## DATA
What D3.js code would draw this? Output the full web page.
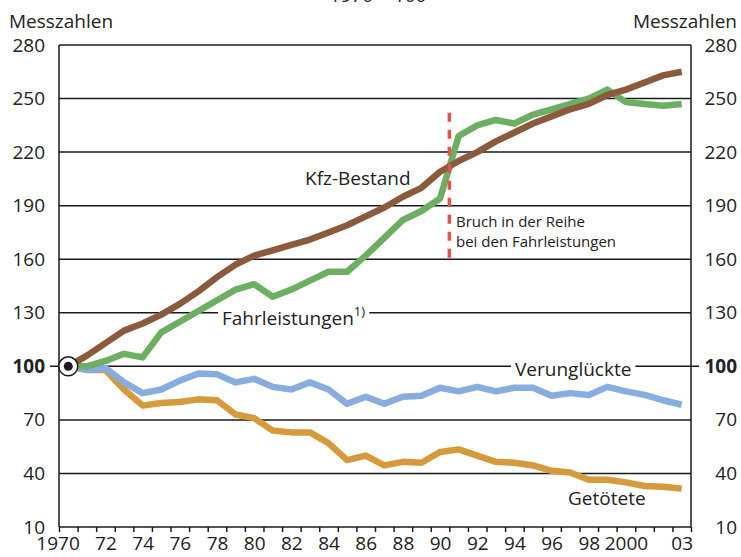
<!DOCTYPE html>
<html lang="de">
<head>
<meta charset="UTF-8">
<title>Messzahlen 1970 = 100</title>
<script src="https://d3js.org/d3.v7.min.js"></script>
<style>
  body { margin: 0; padding: 0; background: #fff; }
  svg { display: block; font-family: "Open Sans", sans-serif; }
  .lbl { font-size: 19px; fill: #222; }
  .tick text { font-size: 19px; fill: #222; font-family: "Open Sans", sans-serif; }
  .grid { stroke: #1a1a1a; stroke-width: 1.5px; }
  .serie { fill: none; stroke-width: 6.5px; stroke-linejoin: round; stroke-linecap: butt; }
</style>
</head>
<body>
<svg width="741" height="557"></svg>
<script>
// Jahre 1970 - 2003
const years = [1970, 1971, 1972, 1973, 1974, 1975, 1976, 1977, 1978, 1979,
               1980, 1981, 1982, 1983, 1984, 1985, 1986, 1987, 1988, 1989,
               1990, 1991, 1992, 1993, 1994, 1995, 1996, 1997, 1998, 1999,
               2000, 2001, 2002, 2003];

// Messzahlen, 1970 = 100
const kfzBestand = [100, 106, 113, 120, 124, 129, 135, 142, 150, 157,
                    162, 165, 168, 171, 175, 179, 184, 189, 195, 200,
                    209, 215, 220, 226, 231, 236, 240, 244, 247, 252,
                    255, 259, 263, 265];
const fahrleistungen = [100, 100, 103, 107, 105, 119, 125, 131, 137, 143,
                        146, 139, 143, 148, 153, 153, 162, 172, 182, 187,
                        194, 229, 235, 238, 236, 241, 244, 247, 250, 255,
                        248, 247, 246, 247];
const verunglueckte = [100, 98, 99, 91, 85, 87, 92, 96, 95.5, 91,
                       93, 88.5, 87, 91, 87, 79, 83, 79, 83, 83.5,
                       88, 86, 88.5, 86, 88, 88, 83.5, 85, 84, 88.5,
                       86, 84, 81, 78.5];
const getoetete = [100, 98, 98, 87, 78, 79.5, 80, 81.5, 81, 73,
                   71, 64, 63, 63, 57, 47.5, 50, 44.5, 46.5, 46,
                   52, 53.5, 50, 46.5, 46, 44.5, 41.5, 40.5, 36.5, 36.5,
                   35, 33, 32.5, 31.5];

// Achsen
const yTicks = [10, 40, 70, 100, 130, 160, 190, 220, 250, 280];
const xLabelYears = [1970, 1972, 1974, 1976, 1978, 1980, 1982, 1984, 1986, 1988,
                     1990, 1992, 1994, 1996, 1998, 2000, 2003];
const xLabels = ["1970", "72", "74", "76", "78", "80", "82", "84", "86", "88",
                 "90", "92", "94", "96", "98", "2000", "03"];
const bruchJahr = 1990.5;      // Bruch in der Reihe
const bruchBereich = [160, 242];

const svg = d3.select("svg");
const x = d3.scaleLinear().domain([1969.5, 2003.5]).range([59, 691]);
const y = d3.scaleLinear().domain([10, 280]).range([527, 45]);

// Titel (oben abgeschnitten)
svg.append("text").attr("class", "lbl")
    .attr("x", 378).attr("y", 2)
    .attr("text-anchor", "middle")
    .text("1970 = 100");

svg.append("text").attr("class", "lbl").attr("x", 9).attr("y", 28).text("Messzahlen");
svg.append("text").attr("class", "lbl").attr("x", 737).attr("y", 28)
    .attr("text-anchor", "end").text("Messzahlen");

// Gitterlinien
svg.append("g").selectAll("line")
    .data(yTicks)
    .enter().append("line")
    .attr("class", "grid")
    .attr("x1", d => d === 100 ? 50 : x(1969.5))
    .attr("x2", d => d === 100 ? 699 : x(2003.5))
    .attr("y1", d => y(d))
    .attr("y2", d => y(d));

// senkrechte Achsenlinien
[1969.5, 2003.5].forEach(v => {
    svg.append("line").attr("class", "grid")
        .attr("x1", x(v)).attr("x2", x(v))
        .attr("y1", y(280)).attr("y2", y(10));
});

// Beschriftungen, die die Gitterlinie unterbrechen
function labelMitHintergrund(tx, ty, text, sup) {
    const g = svg.append("g");
    const bg = g.append("rect").attr("fill", "#fff");
    const t = g.append("text").attr("class", "lbl").attr("x", tx).attr("y", ty).text(text);
    if (sup) {
        t.append("tspan").attr("dy", -9).style("font-size", "13px").text(sup);
    }
    const b = t.node().getBBox();
    bg.attr("x", b.x - 4).attr("y", b.y).attr("width", b.width + 8).attr("height", b.height);
}
labelMitHintergrund(222, 325, "Fahrleistungen", "1)");
labelMitHintergrund(515, 376, "Verunglückte");

// Y-Achsen links und rechts
const yLeft = svg.append("g")
    .attr("transform", `translate(${x(1969.5)},0)`)
    .call(d3.axisLeft(y).tickValues(yTicks).tickSize(0).tickPadding(14));
const yRight = svg.append("g")
    .attr("transform", `translate(${x(2003.5)},0)`)
    .call(d3.axisRight(y).tickValues(yTicks).tickSize(0));
yRight.selectAll(".tick text").attr("text-anchor", "end").attr("x", 737 - x(2003.5));
[yLeft, yRight].forEach(a => {
    a.select(".domain").remove();
    a.selectAll(".tick text").style("font-weight", d => d === 100 ? "bold" : "normal");
});

// X-Achse: Striche zwischen den Jahren
const halbJahre = years.map(d => d - 0.5).concat([2003.5]);
const xTicks = svg.append("g")
    .attr("transform", `translate(0,${y(10)})`)
    .call(d3.axisBottom(x).tickValues(halbJahre).tickFormat("").tickSize(5));
xTicks.select(".domain").remove();
xTicks.selectAll(".tick line").attr("stroke", "#1a1a1a").attr("stroke-width", 1.5);

const xLab = svg.append("g")
    .attr("transform", `translate(0,${y(10)})`)
    .call(d3.axisBottom(x).tickValues(xLabelYears)
        .tickFormat((d, i) => xLabels[i]).tickSize(0).tickPadding(10));
xLab.select(".domain").remove();
xLab.selectAll(".tick text").filter(d => d === 1970)
    .attr("text-anchor", "end").attr("dx", 11);

// Linien
const line = d3.line().x((d, i) => x(years[i])).y(d => y(d));
const serien = [
    { werte: getoetete, farbe: "#d69a3b" },
    { werte: verunglueckte, farbe: "#87ace0" },
    { werte: fahrleistungen, farbe: "#6cae62" },
    { werte: kfzBestand, farbe: "#8b5a3c" }
];
serien.forEach(s => {
    svg.append("path").attr("class", "serie")
        .attr("stroke", s.farbe)
        .attr("d", line(s.werte));
});

// Bruch in der Reihe
svg.append("line")
    .attr("x1", x(bruchJahr)).attr("x2", x(bruchJahr))
    .attr("y1", y(bruchBereich[1])).attr("y2", y(bruchBereich[0]))
    .attr("stroke", "#e8524a").attr("stroke-width", 3.5)
    .attr("stroke-dasharray", "9,8");

svg.append("text").attr("x", 456).attr("y", 227)
    .style("font-size", "15px").style("fill", "#222").text("Bruch in der Reihe");
svg.append("text").attr("x", 456).attr("y", 247)
    .style("font-size", "15px").style("fill", "#222").text("bei den Fahrleistungen");

// Linienbeschriftungen
svg.append("text").attr("class", "lbl").attr("x", 305).attr("y", 185).text("Kfz-Bestand");
svg.append("text").attr("class", "lbl").attr("x", 568).attr("y", 505).text("Getötete");

// Ausgangspunkt 1970 = 100
svg.append("circle")
    .attr("cx", x(1970)).attr("cy", y(100)).attr("r", 9.5)
    .attr("fill", "#fff").attr("stroke", "#1a1a1a").attr("stroke-width", 1.5);
svg.append("circle")
    .attr("cx", x(1970)).attr("cy", y(100)).attr("r", 4.5)
    .attr("fill", "#1a1a1a");
</script>
</body>
</html>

## WHAT YOU ARE ASKED TO DO
In the data above, please extract the lines from the first one through the line with "2000, 2001, 2002, 2003];", exactly, and keep pictures out.

## FULL RESPONSE
What D3.js code would draw this? Output the full web page.
<!DOCTYPE html>
<html lang="de">
<head>
<meta charset="UTF-8">
<title>Messzahlen 1970 = 100</title>
<script src="https://d3js.org/d3.v7.min.js"></script>
<style>
  body { margin: 0; padding: 0; background: #fff; }
  svg { display: block; font-family: "Open Sans", sans-serif; }
  .lbl { font-size: 19px; fill: #222; }
  .tick text { font-size: 19px; fill: #222; font-family: "Open Sans", sans-serif; }
  .grid { stroke: #1a1a1a; stroke-width: 1.5px; }
  .serie { fill: none; stroke-width: 6.5px; stroke-linejoin: round; stroke-linecap: butt; }
</style>
</head>
<body>
<svg width="741" height="557"></svg>
<script>
// Jahre 1970 - 2003
const years = [1970, 1971, 1972, 1973, 1974, 1975, 1976, 1977, 1978, 1979,
               1980, 1981, 1982, 1983, 1984, 1985, 1986, 1987, 1988, 1989,
               1990, 1991, 1992, 1993, 1994, 1995, 1996, 1997, 1998, 1999,
               2000, 2001, 2002, 2003];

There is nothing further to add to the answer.